Which is precisely what Kay Moi (Coco Su) does. She wants Scholar's team to kill her twin sister, Sue (also played by Coco Su), who runs the family
business, Moi International, in Shanghai. Sue was also responsible for killing their parents and for disfiguring one of Kay's hands. But there are
conditions: no one but Sue must die, and there can be no witnesses (which, explicitly means no one can witness the murder, not that witnesses must
be killed).
The team hot-foot it across the Pacific to Shanghai, but decide to each try for the prize themselves. Scholar goes for the direct approach, and
introduces himself to Sue as a man looking to do a business deal with her company. He is surprised to discover that Sue is beautiful and charming,
and does not at all seem capable of the acts of which she is accused by her sister. He wines and dines Sue, finds himself drawn to her, and so begins
to doubt Kay's story...
The remaining three assassins have no such scruples. Scholar is well aware of this. He teams up with Lex to kill Body, on the promise of splitting
the fee 50:50 with him. But then he turns on Lex and so on... until there is only one. There is a twist in Twin Daggers but it is not, to be
honest, especially difficult to guess. This is plotting by Agatha Christie and her ilk, but mixed - bizarrely - with martial arts from a Hong Kong
actioner, except the fight scenes are not especially high quality. The choreography never seems quite right, and camera tricks - essentially speeding
up and slowing down the action - do little except annoy.

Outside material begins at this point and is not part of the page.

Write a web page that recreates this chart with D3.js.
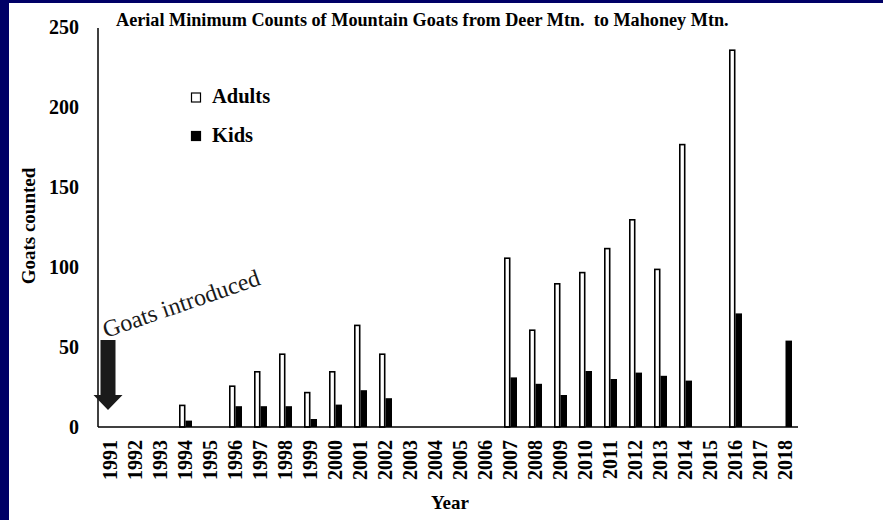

The cast, with the exception of Coco Su, are not very good. Scholar is apparently an American, but speaks with an obvious Australian accent. The
script possesses its fair share of cringe-inducing lines, and the direction veers from the competent to the 'it probably looked like a good idea
on the storyboard...' An example of the latter sees Sue and Scholar playing 'catch me' on a climbing-wall in Sue's private gym, a game which ends
with the pair of them hanging onto long banners tens of feet above the floor and slowly swinging about, and wrapping, a concrete pillar. I vaguely
recall a similar scene in a wuxia film, but there it looked neither cheap nor silly.

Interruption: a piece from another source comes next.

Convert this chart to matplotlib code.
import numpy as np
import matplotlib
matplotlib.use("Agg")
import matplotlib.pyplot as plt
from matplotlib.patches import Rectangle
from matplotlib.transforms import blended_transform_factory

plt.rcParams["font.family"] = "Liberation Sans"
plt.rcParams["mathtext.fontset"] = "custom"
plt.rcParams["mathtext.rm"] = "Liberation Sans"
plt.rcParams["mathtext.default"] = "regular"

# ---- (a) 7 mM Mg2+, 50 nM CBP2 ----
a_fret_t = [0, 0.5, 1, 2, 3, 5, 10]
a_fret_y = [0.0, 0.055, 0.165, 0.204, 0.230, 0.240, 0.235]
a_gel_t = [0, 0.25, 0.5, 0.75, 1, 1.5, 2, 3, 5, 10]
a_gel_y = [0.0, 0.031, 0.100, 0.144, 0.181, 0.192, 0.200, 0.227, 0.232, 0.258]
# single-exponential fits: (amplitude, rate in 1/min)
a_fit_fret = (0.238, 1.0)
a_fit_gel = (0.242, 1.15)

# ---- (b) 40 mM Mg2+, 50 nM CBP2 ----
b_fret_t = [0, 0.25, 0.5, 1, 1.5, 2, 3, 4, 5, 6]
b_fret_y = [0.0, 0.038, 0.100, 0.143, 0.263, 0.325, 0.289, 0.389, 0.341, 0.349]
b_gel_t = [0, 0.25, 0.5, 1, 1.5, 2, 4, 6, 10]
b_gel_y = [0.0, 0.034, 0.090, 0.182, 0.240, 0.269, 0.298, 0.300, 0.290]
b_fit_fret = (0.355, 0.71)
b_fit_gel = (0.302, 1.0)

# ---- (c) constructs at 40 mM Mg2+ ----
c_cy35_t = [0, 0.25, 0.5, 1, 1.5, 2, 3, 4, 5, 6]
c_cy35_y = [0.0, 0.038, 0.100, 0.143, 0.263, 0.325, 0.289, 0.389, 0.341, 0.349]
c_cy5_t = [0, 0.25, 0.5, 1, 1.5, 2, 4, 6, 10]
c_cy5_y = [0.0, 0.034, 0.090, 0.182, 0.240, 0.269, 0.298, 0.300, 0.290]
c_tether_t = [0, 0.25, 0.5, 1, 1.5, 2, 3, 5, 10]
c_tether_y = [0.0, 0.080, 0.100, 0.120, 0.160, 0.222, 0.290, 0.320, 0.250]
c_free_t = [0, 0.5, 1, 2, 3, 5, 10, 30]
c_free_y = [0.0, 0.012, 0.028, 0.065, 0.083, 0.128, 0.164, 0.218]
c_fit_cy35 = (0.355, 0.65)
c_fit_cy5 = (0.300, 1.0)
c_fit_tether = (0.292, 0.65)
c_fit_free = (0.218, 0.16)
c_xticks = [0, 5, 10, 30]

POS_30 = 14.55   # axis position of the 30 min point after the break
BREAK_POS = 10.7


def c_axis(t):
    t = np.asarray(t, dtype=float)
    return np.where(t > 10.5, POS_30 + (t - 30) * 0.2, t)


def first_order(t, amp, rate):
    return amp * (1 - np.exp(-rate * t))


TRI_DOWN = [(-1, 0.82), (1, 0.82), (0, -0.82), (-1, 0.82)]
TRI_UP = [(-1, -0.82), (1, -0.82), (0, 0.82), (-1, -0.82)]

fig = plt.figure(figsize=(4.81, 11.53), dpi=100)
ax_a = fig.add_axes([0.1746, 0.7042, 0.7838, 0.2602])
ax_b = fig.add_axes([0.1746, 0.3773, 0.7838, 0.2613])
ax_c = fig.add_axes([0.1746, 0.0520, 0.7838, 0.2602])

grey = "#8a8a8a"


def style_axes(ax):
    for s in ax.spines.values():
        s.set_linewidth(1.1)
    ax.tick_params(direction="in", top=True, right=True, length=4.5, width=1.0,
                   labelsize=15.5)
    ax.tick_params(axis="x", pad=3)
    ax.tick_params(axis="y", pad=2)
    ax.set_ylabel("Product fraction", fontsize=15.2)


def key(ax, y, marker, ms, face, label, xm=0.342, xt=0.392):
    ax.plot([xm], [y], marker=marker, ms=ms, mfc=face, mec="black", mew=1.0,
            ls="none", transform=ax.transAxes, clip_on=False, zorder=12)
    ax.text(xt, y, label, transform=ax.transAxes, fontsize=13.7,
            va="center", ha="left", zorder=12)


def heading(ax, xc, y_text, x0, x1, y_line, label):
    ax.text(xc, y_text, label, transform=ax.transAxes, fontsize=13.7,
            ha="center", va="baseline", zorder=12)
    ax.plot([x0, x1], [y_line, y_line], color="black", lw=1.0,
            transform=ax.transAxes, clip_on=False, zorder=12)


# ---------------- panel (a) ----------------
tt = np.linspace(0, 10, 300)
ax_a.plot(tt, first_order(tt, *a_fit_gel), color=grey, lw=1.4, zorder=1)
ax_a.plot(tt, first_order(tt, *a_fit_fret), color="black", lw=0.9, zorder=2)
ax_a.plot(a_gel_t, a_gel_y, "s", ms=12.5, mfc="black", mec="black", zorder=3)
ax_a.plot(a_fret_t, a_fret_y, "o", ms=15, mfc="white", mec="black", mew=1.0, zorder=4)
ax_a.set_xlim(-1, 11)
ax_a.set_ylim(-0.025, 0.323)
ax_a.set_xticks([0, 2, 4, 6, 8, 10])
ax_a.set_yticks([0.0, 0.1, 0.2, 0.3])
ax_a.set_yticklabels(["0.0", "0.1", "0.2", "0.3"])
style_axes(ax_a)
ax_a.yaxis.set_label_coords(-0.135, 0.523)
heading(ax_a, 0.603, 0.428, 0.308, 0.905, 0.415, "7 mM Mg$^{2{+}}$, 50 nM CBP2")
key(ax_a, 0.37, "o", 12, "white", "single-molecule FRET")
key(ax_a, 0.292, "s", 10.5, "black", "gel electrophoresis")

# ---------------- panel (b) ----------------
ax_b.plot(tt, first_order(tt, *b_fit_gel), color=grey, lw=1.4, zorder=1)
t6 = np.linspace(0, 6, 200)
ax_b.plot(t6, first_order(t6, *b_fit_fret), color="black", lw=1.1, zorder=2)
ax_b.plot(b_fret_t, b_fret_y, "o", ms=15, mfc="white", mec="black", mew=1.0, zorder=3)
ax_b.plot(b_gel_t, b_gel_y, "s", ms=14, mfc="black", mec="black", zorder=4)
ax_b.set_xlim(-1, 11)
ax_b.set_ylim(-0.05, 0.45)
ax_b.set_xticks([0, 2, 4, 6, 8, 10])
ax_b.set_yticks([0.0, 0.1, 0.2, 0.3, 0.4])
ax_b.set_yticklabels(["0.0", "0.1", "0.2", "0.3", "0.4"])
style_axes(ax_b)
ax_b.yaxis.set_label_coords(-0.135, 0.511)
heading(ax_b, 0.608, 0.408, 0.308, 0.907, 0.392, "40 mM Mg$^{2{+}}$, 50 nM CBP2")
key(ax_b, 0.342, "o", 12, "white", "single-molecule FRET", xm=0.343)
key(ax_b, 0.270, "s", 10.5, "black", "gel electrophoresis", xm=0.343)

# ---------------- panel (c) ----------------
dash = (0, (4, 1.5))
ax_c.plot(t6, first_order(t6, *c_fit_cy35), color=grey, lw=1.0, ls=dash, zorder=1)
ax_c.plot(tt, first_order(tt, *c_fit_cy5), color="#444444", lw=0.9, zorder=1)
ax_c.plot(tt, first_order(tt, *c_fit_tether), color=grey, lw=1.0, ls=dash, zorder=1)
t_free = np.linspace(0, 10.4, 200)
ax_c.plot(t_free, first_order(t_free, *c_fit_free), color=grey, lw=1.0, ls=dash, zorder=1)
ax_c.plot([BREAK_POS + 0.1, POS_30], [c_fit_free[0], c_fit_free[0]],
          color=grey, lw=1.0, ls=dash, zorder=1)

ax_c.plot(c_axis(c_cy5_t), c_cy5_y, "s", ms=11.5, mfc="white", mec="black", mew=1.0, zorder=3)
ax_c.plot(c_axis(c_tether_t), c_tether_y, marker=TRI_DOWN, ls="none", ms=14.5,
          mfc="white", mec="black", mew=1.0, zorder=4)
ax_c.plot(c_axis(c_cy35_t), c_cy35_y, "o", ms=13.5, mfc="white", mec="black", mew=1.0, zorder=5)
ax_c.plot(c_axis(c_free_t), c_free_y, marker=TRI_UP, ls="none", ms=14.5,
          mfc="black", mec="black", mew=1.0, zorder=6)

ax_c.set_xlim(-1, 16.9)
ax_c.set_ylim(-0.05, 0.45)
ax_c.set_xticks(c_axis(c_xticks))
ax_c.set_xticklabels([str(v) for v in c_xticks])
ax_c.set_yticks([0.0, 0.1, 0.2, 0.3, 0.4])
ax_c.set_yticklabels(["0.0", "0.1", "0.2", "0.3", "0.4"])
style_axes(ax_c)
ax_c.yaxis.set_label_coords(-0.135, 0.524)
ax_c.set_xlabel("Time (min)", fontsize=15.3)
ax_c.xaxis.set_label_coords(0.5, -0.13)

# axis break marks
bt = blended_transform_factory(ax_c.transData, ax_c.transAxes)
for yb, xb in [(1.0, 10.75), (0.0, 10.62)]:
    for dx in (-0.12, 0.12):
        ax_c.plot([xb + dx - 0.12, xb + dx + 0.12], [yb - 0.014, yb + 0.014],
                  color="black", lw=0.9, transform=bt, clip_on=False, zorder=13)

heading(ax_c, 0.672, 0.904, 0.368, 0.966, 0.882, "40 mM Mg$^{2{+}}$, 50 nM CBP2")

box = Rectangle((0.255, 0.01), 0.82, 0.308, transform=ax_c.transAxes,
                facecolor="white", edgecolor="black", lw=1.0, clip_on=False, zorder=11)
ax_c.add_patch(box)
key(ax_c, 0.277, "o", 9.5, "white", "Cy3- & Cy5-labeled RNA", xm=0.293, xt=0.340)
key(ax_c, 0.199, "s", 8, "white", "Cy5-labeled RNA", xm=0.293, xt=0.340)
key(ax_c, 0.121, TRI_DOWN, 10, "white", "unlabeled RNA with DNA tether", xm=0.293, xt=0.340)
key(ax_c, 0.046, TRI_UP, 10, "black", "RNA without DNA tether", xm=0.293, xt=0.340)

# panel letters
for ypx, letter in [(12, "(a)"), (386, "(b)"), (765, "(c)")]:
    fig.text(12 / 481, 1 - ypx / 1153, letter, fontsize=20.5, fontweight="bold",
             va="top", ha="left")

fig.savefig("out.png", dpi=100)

And yet, for all its faults, Twin Daggers will provide an evening's entertainment. It's perhaps best not to think too hard while watching it,
or the twists and turns will not surprise. But you may have to concentrate, if only to make out what the cast are saying. Few of them enunciate properly
- their accents should not be a hurdle to understanding them, but it is sometimes more difficult than it should be.
Interestingly, the DVD cover art shows a pair of generic Asian martial artists, and not any of the film's actual characters.